The White House's proposed 2018 EPA budget, with the biggest proposed cut for any federal agency, comes as Trump seeks to clear away regulations he claims are hobbling U.S. oil drillers, coal miners and farmers. The proposed cuts are a starting point in negotiations with Congress, and could be tempered.
The proposal would eliminate 3,200 EPA employees, or 19 percent of the current workforce. It would also effectively erase former President Barack Obama's initiatives to combat climate change by cutting funding for the agency's signature Clean Power Plan aimed at reducing carbon dioxide emissions.
"Consistent with the President's America First Energy Plan, the budget reorients the EPA's air program to protect the air we breathe without unduly burdening the American economy," a summary of the agency's proposed budget said.
Scott Pruitt, the EPA administrator, disputes that human actions are the lead cause of climate change and in his former position as attorney general of oil-producing Oklahoma, he sued the agency more than a dozen times. Pruitt believes Congress should determine whether carbon dioxide is a pollutant that needs regulation. With both chambers currently led by Republicans, and influential committees headed by lawmakers from oil-producing states, that is unlikely anytime soon.
The budget would also eliminate some $100 million in spending on research and international programs on combating climate change.
Trump also doubts the science of climate change and has said the country can reduce green regulations drastically without compromising air and water quality.
Mick Mulvaney, Trump's budget director, told reporters the EPA's core functions and beyond "could be satisfied by this budget" and the agency would have flexibility in how to implement cuts. But he was direct in describing Trump's vision. "The president wants a smaller EPA," he said.
But the EPA had already faced sharp cuts under Obama. Janet McCabe, a former EPA air official, said the proposed budget would not only harm the ability of the agency to respond to emergencies, it would hurt day-to-day efforts on keeping air and water clean to protect human health.
TURN BACK THE CLOCK
The proposed cuts would extend well beyond climate change. It would cut some $427 million to regional pollution cleanup programs, including in the Great Lakes and Chesapeake Bay. Funding for the Superfund program to clean up the nation's most contaminated sites would drop by $330 million to $762 million.

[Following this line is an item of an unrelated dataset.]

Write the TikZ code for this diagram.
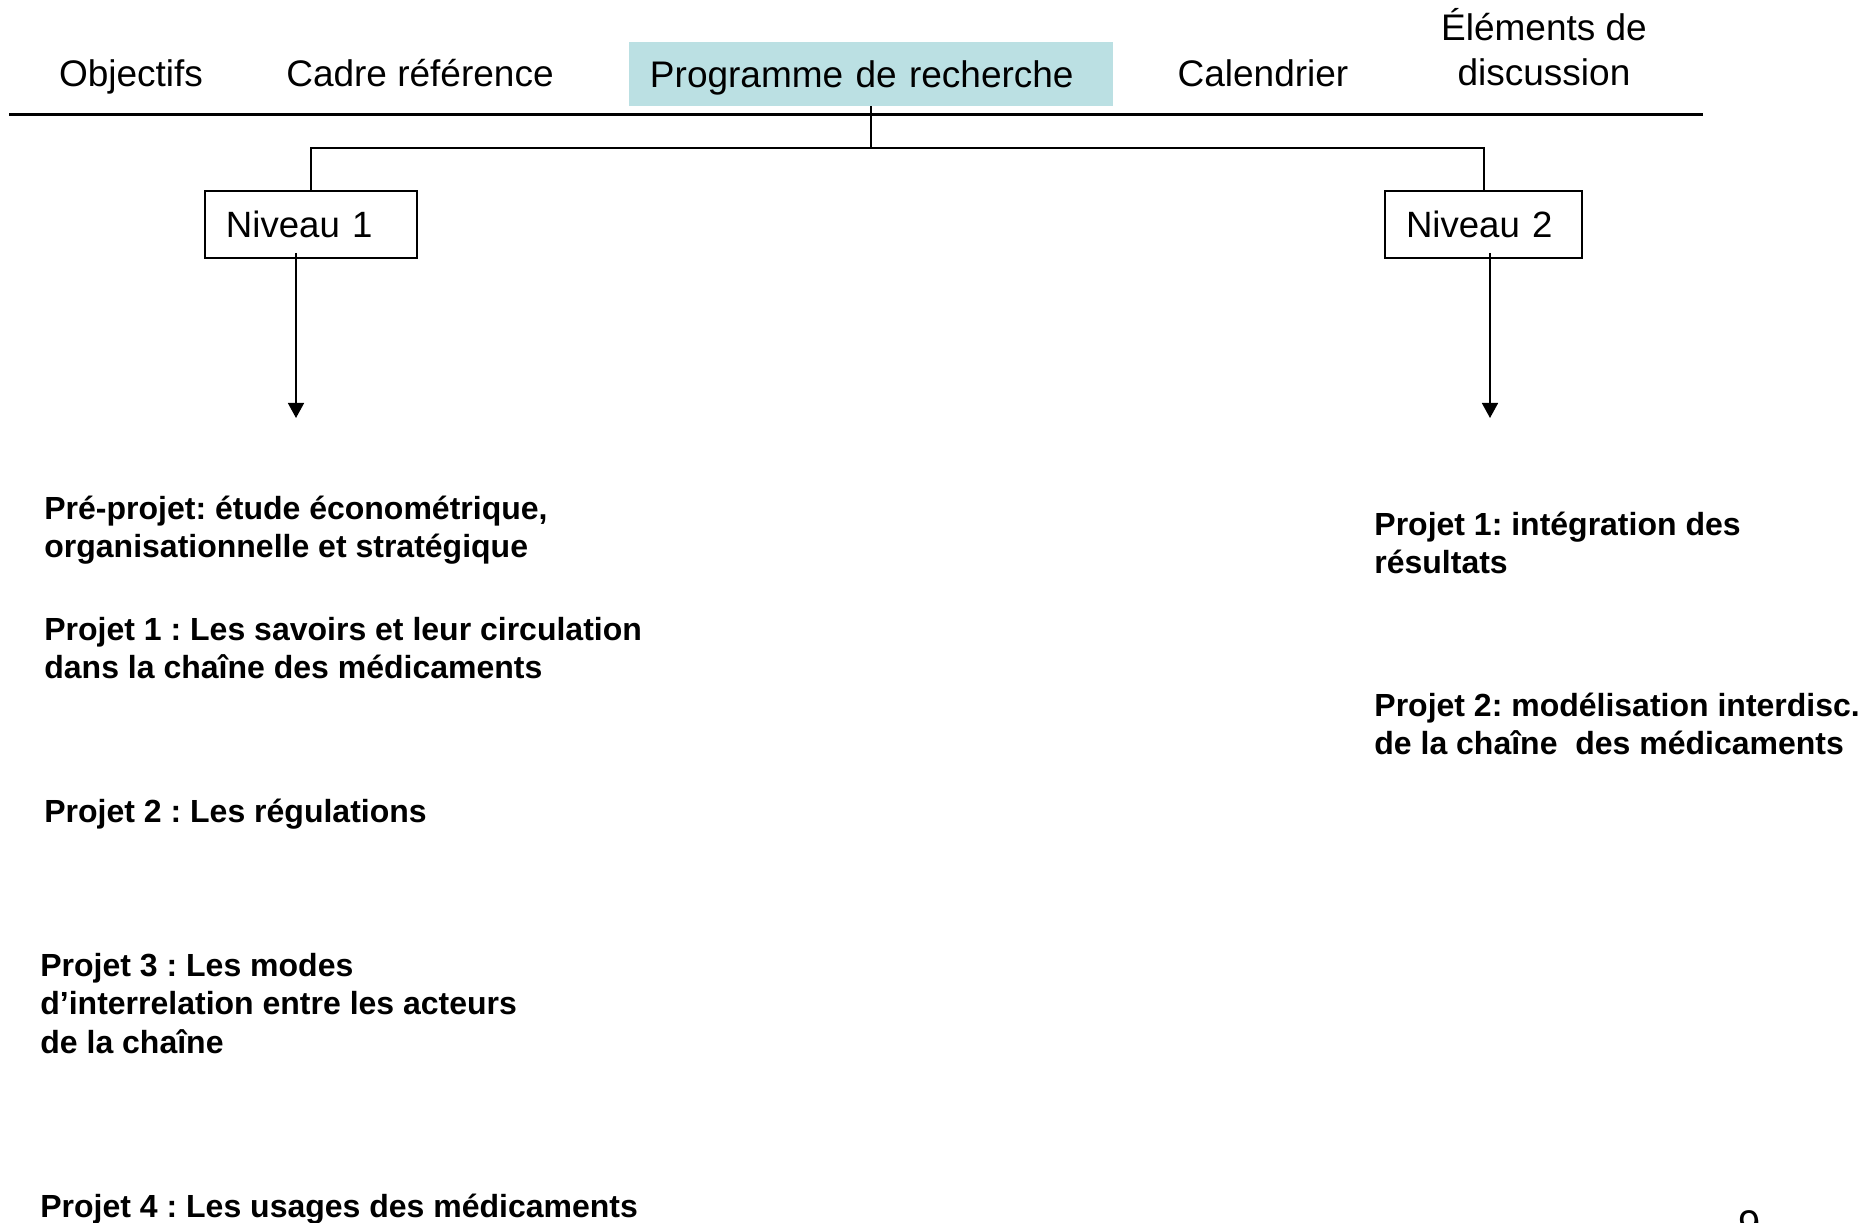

The budget summary said the rationale is to give local and state governments - often facing severe budget constraints themselves - responsibility for such clean-up efforts.

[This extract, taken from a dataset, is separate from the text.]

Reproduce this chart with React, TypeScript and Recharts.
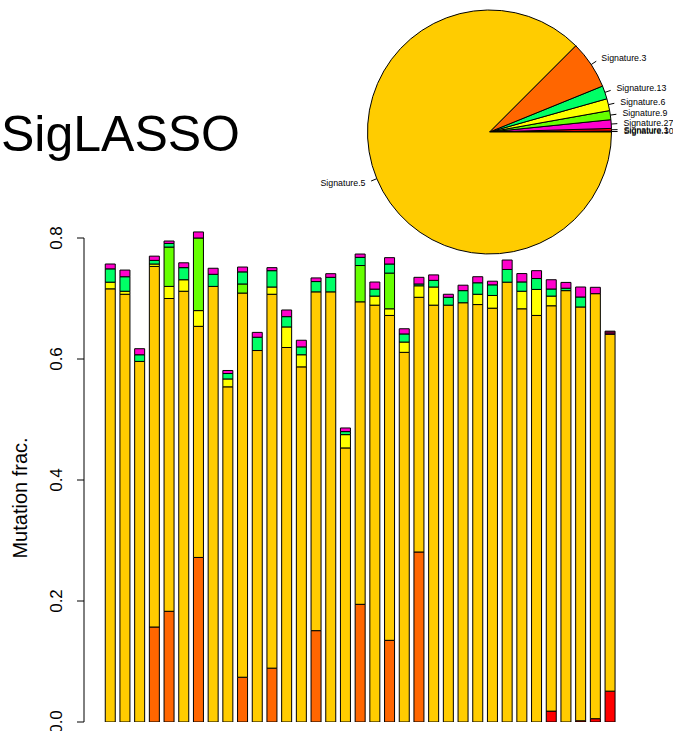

Trump's proposal would also cut the budget for the EPA's enforcement division, which fines companies for pollution, by 31 percent. It would axe dozens of other programs including the popular Energy Star appliance efficiency program aimed at reducing U.S. energy consumption.
Environmentalists blasted the plan, saying it would return America back to 1977 when smoggy skies and polluted rivers pushed lawmakers to strengthen federal clean air and clean water laws. "Turning back the clock to 1977 will not 'Make America Great Again'. It will 'Make America Gag Again,'" said Conrad Schneider, the advocacy director at Clean Air Task Force.
One area that would see a small boost is for State Revolving Funds, low-interest loans for investments in water and sanitation infrastructure. The budget would add $4 million to the funds, bringing its budget up to $100 million.
While the budget was a dark cloud for many EPA employees, there was at least a bit of hope that some opportunities existed at the other side of the country.
At the EPA’s headquarters in Washington, representatives of the state of California where energy commissions and a clean air agency are hiring, handed recruitment fliers to employees on their way to work. "Fight Climate Change, Work for California," the fliers said.